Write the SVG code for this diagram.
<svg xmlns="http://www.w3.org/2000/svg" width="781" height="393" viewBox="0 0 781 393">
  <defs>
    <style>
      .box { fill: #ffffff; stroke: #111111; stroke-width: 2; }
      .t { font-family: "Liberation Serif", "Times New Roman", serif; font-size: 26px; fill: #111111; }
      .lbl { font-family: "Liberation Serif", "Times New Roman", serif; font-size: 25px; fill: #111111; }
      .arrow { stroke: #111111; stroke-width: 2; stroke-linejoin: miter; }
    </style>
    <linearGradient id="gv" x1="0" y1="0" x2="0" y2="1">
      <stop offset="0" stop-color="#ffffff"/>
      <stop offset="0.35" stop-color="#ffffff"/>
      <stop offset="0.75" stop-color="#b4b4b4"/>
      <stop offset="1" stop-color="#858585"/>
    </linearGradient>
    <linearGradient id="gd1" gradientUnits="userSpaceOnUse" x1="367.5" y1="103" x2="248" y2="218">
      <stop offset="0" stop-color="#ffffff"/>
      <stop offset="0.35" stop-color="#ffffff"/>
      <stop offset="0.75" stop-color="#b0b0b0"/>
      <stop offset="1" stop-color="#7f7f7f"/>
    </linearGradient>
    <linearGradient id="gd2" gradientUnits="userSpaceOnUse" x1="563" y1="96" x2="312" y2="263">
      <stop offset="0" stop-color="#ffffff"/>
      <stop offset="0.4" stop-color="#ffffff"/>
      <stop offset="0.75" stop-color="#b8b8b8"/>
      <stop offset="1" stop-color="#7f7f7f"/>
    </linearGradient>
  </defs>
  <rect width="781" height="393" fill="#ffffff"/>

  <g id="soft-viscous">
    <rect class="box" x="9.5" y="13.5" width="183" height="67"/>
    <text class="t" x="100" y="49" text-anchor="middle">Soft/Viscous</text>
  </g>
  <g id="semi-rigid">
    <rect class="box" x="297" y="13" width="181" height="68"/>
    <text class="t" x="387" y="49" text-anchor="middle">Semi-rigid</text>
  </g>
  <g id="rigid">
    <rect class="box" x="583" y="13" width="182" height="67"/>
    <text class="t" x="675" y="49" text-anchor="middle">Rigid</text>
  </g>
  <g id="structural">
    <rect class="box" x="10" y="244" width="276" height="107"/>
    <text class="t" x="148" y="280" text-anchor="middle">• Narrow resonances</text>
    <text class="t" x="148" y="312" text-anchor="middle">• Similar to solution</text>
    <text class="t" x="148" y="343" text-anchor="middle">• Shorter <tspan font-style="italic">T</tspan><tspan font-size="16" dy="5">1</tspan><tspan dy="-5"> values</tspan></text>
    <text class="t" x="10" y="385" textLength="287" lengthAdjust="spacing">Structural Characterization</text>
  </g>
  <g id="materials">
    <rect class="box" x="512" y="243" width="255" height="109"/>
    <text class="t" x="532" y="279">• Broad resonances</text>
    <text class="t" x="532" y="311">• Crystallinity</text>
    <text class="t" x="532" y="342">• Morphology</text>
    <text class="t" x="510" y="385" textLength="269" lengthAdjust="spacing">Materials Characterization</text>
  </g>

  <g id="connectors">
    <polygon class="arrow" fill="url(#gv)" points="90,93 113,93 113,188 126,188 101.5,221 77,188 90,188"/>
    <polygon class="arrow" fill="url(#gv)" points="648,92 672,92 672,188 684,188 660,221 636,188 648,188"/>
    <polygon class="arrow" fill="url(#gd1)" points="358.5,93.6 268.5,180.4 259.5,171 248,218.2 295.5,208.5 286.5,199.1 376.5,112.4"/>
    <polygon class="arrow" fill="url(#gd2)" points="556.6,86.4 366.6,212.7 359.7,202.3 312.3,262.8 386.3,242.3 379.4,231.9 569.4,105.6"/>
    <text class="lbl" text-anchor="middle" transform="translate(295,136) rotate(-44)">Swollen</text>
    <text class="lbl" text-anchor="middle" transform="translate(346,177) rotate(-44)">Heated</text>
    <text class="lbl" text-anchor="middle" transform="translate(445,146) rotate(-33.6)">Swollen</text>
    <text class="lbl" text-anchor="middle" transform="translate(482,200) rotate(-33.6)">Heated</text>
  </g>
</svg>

· · ·

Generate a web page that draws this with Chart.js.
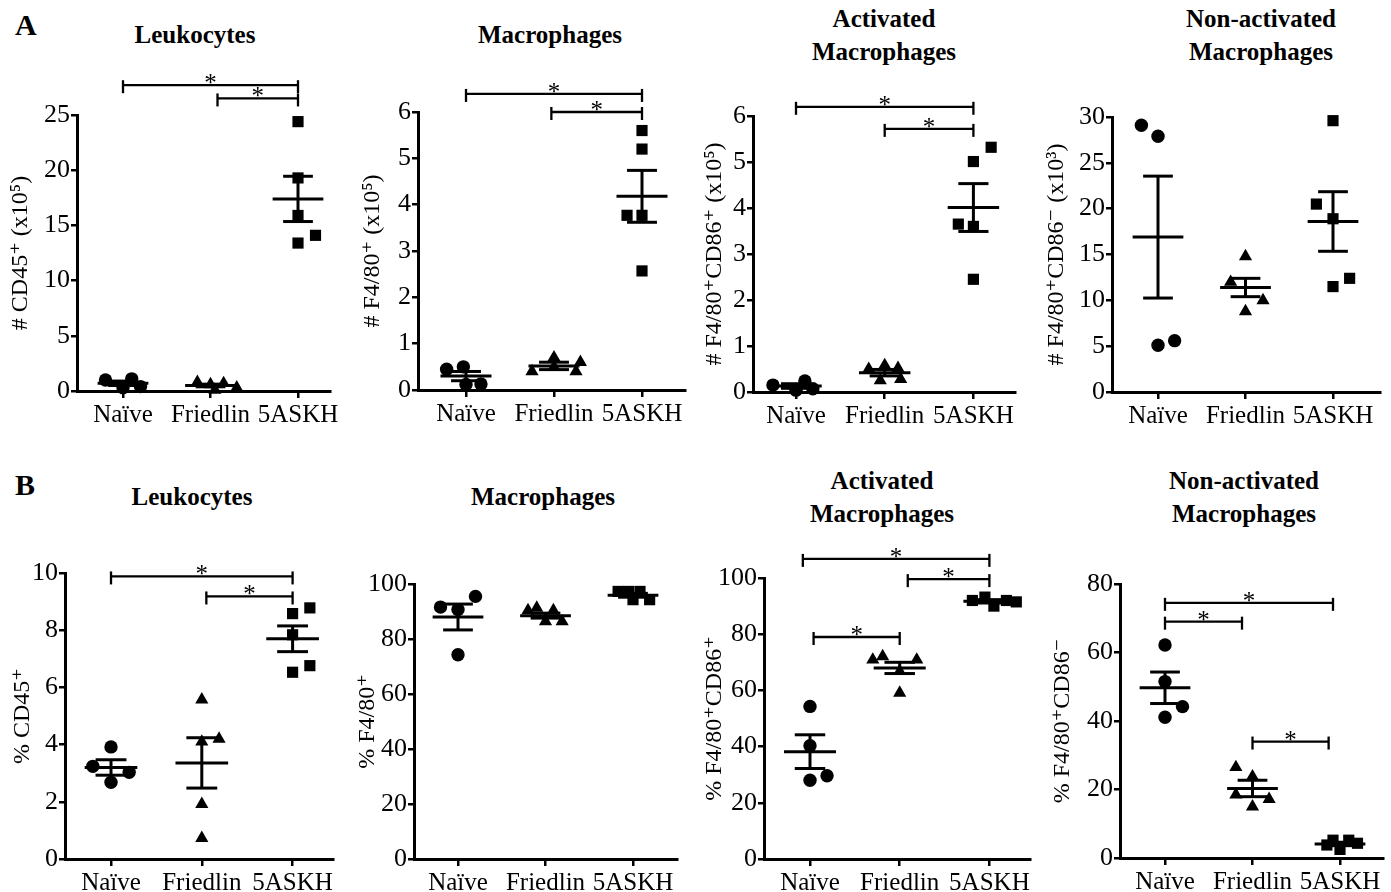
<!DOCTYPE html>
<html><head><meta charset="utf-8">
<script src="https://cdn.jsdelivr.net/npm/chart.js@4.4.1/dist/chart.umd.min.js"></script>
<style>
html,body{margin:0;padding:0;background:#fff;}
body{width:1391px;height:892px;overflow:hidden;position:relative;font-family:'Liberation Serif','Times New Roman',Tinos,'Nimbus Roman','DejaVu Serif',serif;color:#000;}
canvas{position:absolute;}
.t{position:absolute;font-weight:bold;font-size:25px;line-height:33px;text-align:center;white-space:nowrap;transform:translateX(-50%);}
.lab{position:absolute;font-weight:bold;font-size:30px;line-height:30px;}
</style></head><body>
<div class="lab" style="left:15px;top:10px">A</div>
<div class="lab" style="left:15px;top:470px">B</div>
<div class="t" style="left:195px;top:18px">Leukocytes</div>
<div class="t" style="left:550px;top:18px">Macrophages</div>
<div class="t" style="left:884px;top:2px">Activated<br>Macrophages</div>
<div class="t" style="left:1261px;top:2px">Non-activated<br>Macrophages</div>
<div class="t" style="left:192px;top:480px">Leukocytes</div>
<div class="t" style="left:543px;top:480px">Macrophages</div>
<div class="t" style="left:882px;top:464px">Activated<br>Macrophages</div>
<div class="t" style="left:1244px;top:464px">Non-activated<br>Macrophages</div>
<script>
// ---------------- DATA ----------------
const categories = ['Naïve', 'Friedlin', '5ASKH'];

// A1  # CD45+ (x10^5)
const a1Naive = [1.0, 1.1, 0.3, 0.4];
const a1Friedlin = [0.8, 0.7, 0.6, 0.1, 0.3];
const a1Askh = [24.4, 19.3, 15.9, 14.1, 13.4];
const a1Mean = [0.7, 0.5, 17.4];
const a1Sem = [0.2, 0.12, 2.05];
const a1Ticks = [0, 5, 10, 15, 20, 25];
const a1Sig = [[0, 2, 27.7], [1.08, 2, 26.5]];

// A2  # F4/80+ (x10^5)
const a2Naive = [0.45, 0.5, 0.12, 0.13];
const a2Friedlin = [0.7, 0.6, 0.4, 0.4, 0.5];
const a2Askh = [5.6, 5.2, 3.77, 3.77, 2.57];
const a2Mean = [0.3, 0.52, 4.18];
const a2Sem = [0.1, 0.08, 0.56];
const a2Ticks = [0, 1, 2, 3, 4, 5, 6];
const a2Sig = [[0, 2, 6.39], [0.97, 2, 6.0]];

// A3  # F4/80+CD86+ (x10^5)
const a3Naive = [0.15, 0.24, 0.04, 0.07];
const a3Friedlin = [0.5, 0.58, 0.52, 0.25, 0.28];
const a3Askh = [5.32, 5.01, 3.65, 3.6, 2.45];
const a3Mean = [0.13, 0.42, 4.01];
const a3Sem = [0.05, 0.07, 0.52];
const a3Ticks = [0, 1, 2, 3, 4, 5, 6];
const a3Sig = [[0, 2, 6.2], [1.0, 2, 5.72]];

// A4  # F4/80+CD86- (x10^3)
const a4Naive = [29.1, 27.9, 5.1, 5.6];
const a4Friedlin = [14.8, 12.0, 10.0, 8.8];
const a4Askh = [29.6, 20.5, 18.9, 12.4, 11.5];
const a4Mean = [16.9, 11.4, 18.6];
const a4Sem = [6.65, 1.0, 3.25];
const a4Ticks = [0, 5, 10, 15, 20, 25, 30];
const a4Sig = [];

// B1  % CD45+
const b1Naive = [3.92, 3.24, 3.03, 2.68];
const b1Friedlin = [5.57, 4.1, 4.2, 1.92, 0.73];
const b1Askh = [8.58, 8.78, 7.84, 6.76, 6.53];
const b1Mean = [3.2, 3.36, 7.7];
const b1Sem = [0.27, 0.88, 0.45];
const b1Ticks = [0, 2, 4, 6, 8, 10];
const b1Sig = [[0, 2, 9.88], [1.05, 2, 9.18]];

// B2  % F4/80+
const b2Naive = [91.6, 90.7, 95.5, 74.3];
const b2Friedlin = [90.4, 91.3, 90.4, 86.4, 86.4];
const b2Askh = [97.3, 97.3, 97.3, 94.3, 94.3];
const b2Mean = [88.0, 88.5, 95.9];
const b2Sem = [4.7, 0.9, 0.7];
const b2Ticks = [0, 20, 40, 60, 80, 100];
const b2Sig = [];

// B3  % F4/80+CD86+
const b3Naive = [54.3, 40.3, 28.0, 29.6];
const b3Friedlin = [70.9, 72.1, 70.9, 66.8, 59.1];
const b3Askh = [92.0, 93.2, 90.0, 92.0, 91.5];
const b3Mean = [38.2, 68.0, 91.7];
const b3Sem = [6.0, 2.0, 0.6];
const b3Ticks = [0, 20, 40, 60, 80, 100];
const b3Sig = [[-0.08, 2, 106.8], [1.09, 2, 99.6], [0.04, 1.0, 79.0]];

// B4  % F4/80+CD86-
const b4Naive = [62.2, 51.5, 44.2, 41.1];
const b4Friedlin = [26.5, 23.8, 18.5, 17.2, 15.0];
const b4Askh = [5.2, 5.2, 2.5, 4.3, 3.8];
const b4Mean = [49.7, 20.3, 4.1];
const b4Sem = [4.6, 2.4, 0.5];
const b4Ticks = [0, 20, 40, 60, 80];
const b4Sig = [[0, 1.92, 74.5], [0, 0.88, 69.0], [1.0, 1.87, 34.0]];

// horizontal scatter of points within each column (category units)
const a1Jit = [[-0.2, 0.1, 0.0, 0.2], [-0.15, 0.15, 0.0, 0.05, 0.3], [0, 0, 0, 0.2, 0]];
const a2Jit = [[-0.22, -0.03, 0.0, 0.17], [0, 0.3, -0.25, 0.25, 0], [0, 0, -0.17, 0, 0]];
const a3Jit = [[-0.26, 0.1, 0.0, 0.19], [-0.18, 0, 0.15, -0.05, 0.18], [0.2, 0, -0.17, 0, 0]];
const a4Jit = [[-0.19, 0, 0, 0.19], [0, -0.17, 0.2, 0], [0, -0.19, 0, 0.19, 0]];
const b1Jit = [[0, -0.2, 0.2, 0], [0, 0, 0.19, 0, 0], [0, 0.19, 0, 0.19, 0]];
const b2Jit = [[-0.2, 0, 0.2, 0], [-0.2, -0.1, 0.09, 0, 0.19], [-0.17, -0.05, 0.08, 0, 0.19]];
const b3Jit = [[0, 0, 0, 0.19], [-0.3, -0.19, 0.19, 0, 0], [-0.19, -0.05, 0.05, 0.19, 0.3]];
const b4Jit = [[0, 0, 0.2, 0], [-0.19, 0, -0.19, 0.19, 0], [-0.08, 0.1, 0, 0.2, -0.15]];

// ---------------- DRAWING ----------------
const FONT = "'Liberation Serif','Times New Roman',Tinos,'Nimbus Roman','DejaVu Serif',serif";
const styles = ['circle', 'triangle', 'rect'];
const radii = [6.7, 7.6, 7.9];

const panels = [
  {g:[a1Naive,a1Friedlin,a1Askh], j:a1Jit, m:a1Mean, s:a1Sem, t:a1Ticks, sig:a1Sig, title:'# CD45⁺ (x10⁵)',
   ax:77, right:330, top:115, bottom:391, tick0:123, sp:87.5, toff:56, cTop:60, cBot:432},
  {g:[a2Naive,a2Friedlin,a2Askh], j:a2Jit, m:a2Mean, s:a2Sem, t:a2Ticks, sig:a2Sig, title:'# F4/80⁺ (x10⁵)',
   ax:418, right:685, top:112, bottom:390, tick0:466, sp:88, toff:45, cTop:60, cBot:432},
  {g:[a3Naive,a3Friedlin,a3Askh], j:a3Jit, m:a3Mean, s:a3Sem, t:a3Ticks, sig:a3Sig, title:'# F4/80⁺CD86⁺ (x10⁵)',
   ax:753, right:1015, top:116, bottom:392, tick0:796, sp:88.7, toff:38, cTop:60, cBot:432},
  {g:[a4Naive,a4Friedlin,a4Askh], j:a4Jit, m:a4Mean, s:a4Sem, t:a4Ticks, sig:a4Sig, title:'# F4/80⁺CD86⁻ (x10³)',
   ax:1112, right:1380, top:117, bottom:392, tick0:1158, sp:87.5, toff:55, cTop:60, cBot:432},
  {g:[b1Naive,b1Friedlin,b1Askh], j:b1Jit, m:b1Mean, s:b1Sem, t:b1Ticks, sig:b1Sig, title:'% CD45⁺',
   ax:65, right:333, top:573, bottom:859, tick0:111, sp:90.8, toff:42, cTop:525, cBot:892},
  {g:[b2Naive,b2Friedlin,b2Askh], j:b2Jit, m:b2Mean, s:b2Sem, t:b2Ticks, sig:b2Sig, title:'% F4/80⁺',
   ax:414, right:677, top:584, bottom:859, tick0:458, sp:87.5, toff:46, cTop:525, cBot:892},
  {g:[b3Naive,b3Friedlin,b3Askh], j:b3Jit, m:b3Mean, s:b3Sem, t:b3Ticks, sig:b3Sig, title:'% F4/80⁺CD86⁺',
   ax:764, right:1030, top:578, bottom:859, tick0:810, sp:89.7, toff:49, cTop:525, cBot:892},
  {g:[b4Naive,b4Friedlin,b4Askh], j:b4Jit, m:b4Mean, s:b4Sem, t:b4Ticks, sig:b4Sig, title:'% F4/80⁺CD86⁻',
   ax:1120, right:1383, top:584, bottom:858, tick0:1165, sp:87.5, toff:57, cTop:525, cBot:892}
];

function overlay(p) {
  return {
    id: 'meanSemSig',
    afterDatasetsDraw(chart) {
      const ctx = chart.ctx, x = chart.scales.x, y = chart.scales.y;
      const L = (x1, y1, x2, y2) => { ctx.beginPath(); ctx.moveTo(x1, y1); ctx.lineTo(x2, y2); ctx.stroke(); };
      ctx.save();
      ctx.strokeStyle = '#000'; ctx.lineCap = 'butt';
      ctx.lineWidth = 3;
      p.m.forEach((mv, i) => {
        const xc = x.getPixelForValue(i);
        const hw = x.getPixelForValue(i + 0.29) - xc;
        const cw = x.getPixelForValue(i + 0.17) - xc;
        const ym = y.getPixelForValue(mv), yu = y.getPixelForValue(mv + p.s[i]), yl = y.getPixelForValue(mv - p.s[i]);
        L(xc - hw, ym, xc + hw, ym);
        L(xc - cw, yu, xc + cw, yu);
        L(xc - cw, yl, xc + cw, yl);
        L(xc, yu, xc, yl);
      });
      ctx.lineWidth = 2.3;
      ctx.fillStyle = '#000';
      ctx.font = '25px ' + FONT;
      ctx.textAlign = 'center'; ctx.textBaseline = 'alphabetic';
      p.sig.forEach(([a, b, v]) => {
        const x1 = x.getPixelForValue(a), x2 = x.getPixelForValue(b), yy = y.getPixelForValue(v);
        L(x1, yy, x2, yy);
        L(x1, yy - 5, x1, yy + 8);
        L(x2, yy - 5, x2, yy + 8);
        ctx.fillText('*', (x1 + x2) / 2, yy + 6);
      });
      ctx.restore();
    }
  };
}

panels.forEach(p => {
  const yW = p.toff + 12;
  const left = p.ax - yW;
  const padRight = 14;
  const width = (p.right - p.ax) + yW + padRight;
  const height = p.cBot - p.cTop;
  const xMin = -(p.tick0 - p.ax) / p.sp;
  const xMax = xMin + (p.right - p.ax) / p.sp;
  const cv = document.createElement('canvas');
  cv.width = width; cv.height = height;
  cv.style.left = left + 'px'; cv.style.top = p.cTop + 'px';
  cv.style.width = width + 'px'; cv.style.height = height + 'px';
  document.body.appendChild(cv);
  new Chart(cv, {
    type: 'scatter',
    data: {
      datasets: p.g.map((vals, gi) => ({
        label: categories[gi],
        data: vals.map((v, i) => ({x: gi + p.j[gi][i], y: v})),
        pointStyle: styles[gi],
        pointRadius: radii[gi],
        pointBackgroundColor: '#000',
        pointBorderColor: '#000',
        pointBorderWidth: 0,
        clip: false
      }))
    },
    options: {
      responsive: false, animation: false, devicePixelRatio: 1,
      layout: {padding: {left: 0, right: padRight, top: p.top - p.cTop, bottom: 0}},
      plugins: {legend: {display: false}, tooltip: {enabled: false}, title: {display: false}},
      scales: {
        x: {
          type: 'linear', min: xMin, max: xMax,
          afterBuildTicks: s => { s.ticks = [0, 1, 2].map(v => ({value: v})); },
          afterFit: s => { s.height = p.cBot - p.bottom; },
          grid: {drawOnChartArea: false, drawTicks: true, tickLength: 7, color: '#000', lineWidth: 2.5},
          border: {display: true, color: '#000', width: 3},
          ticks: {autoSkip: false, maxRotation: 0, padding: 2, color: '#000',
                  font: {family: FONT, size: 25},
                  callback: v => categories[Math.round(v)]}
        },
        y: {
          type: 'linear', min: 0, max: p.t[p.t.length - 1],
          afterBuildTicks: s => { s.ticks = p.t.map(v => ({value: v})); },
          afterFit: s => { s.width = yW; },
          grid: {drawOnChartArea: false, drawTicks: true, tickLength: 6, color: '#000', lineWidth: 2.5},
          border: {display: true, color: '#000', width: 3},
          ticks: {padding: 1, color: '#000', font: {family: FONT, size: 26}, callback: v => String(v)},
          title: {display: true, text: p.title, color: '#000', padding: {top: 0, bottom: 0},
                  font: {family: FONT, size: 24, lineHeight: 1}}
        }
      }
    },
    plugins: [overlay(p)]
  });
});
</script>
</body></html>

· · ·

Problem:
Exactly reproduce the stretch that starts at the line containing "Generate a web" and ends at the line containing "const categories = ['Naïve', 'Friedlin', '5ASKH'];", both ends included; leave any pictures out.

Result below:
Generate a web page that draws this with Chart.js.
<!DOCTYPE html>
<html><head><meta charset="utf-8">
<script src="https://cdn.jsdelivr.net/npm/chart.js@4.4.1/dist/chart.umd.min.js"></script>
<style>
html,body{margin:0;padding:0;background:#fff;}
body{width:1391px;height:892px;overflow:hidden;position:relative;font-family:'Liberation Serif','Times New Roman',Tinos,'Nimbus Roman','DejaVu Serif',serif;color:#000;}
canvas{position:absolute;}
.t{position:absolute;font-weight:bold;font-size:25px;line-height:33px;text-align:center;white-space:nowrap;transform:translateX(-50%);}
.lab{position:absolute;font-weight:bold;font-size:30px;line-height:30px;}
</style></head><body>
<div class="lab" style="left:15px;top:10px">A</div>
<div class="lab" style="left:15px;top:470px">B</div>
<div class="t" style="left:195px;top:18px">Leukocytes</div>
<div class="t" style="left:550px;top:18px">Macrophages</div>
<div class="t" style="left:884px;top:2px">Activated<br>Macrophages</div>
<div class="t" style="left:1261px;top:2px">Non-activated<br>Macrophages</div>
<div class="t" style="left:192px;top:480px">Leukocytes</div>
<div class="t" style="left:543px;top:480px">Macrophages</div>
<div class="t" style="left:882px;top:464px">Activated<br>Macrophages</div>
<div class="t" style="left:1244px;top:464px">Non-activated<br>Macrophages</div>
<script>
// ---------------- DATA ----------------
const categories = ['Naïve', 'Friedlin', '5ASKH'];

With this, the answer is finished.